My analysis does not include elapsed time. That is much more difficult to do. I would need to include the weight of the vehicle, and eventually, include the values for wind and rolling resistance also. And, since I would likely use some type of discretized method to compute the elapsed time, I am not sure how accurate it would be, given that I read the torque samples only every 250 RPM.
This is a greate article. It also shows how important it is to pick the right combination of components when doing a build up.
Most parts are sold by how much horsepower they can produce. The correct way to choose parts is based on torque peak. If you have a cam that produces a torque peak at 5000 rpm, but a manifold that peaks at 7000, you don't take advantage of either.
Heh, bhp is just (Torque * RPM)/5252, that's all. No magic, no fairy dust. Twist@speed.
That's it! PS: nice analysis of shift points. You want to maximize area under the curve (not nessicarly torque curve either, or rather, gear corrected tq curve...)
Best! Ben.
quote
Originally posted by Pontiaddict: The point is that you need a high TQ curve over a wide rpm range. Neither a high winding 4 (without vvt or a vairiable intake) nor a diesel that only revs to 3 or 4k rpms is going to do alot of good without alot of close ratio gears.
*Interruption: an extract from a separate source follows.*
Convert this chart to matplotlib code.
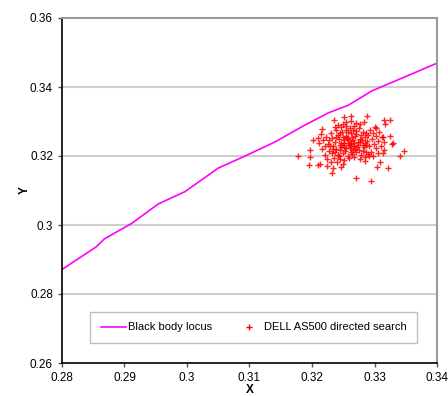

------------------ Ben Cannon 88 Formula, T-top, Metalic Red. (2:13.138 at Sears Point) "Every Man Dies, not every man really Lives" 88 Formula, Northstar, Silver, In-Progreess. -Mel Gibson, "Braveheart"
Originally posted by crazyd: Boy, all that deteriorated to meaninglessness pretty fast.
Back to reality, horsepower is torque times RPM divided by 5252. Anyone with an elementary-school math education can figure it out.
Dave
Thanks for that enlightenment. Think what Dave R. was trying to point out is the fact that peak HP OR Torque doesn't mean a thing, it's torque at the wheels, how much for how long (otherwise known as "area under the curve") combined with gearing, that matters. An engine that develops 500 ft/lbs of torque, but only for a 200 RPM window with steep falloff before and after, won't make for a fast car, unless you have a 15 speed tranny behind it. Conversely, an engine that will rev to 9K+, with a much lower amount of torque, but available thru much of the engine's RPM range, can make for a faster car, if geared properly.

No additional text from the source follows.